[WHAT THE EXERCISE ASKS] Everything in the listing except the pictures should be written out exactly.

════════════════

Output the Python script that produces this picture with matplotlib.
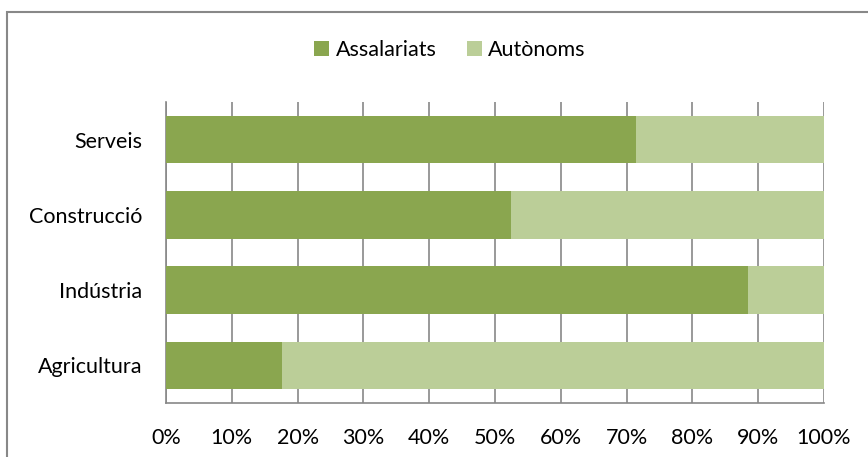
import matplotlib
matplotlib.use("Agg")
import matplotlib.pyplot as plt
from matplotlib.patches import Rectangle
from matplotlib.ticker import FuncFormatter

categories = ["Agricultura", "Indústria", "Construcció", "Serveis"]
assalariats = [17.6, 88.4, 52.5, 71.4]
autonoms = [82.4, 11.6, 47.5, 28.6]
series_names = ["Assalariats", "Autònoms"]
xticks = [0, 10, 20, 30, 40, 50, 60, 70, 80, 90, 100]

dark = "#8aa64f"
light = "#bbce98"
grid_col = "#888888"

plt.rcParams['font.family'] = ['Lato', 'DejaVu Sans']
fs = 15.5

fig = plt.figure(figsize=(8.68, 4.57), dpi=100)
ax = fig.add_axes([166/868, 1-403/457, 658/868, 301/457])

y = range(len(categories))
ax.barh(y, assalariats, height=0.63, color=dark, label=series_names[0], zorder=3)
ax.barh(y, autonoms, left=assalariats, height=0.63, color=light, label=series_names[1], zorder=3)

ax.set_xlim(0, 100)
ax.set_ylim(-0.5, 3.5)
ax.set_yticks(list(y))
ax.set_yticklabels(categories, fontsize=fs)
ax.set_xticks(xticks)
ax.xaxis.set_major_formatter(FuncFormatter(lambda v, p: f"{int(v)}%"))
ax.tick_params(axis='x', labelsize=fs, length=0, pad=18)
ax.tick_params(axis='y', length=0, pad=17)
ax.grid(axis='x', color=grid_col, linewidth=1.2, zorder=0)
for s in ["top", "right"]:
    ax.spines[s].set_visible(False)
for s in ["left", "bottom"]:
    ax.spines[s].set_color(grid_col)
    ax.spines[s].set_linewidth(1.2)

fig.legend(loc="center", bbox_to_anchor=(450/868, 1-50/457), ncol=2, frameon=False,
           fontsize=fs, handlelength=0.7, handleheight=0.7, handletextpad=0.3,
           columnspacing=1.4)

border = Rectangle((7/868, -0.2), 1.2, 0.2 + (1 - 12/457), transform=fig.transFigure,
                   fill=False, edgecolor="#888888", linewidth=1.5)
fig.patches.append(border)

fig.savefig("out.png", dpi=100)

════════════════

[THE REPLY]
Output the Python script that produces this picture with matplotlib.
import matplotlib
matplotlib.use("Agg")
import matplotlib.pyplot as plt
from matplotlib.patches import Rectangle
from matplotlib.ticker import FuncFormatter

categories = ["Agricultura", "Indústria", "Construcció", "Serveis"]
assalariats = [17.6, 88.4, 52.5, 71.4]
autonoms = [82.4, 11.6, 47.5, 28.6]
series_names = ["Assalariats", "Autònoms"]
xticks = [0, 10, 20, 30, 40, 50, 60, 70, 80, 90, 100]

dark = "#8aa64f"
light = "#bbce98"
grid_col = "#888888"

plt.rcParams['font.family'] = ['Lato', 'DejaVu Sans']
fs = 15.5

fig = plt.figure(figsize=(8.68, 4.57), dpi=100)
ax = fig.add_axes([166/868, 1-403/457, 658/868, 301/457])

y = range(len(categories))
ax.barh(y, assalariats, height=0.63, color=dark, label=series_names[0], zorder=3)
ax.barh(y, autonoms, left=assalariats, height=0.63, color=light, label=series_names[1], zorder=3)

ax.set_xlim(0, 100)
ax.set_ylim(-0.5, 3.5)
ax.set_yticks(list(y))
ax.set_yticklabels(categories, fontsize=fs)
ax.set_xticks(xticks)
ax.xaxis.set_major_formatter(FuncFormatter(lambda v, p: f"{int(v)}%"))
ax.tick_params(axis='x', labelsize=fs, length=0, pad=18)
ax.tick_params(axis='y', length=0, pad=17)
ax.grid(axis='x', color=grid_col, linewidth=1.2, zorder=0)
for s in ["top", "right"]:
    ax.spines[s].set_visible(False)
for s in ["left", "bottom"]:
    ax.spines[s].set_color(grid_col)
    ax.spines[s].set_linewidth(1.2)

fig.legend(loc="center", bbox_to_anchor=(450/868, 1-50/457), ncol=2, frameon=False,
           fontsize=fs, handlelength=0.7, handleheight=0.7, handletextpad=0.3,
           columnspacing=1.4)

border = Rectangle((7/868, -0.2), 1.2, 0.2 + (1 - 12/457), transform=fig.transFigure,
                   fill=False, edgecolor="#888888", linewidth=1.5)
fig.patches.append(border)

fig.savefig("out.png", dpi=100)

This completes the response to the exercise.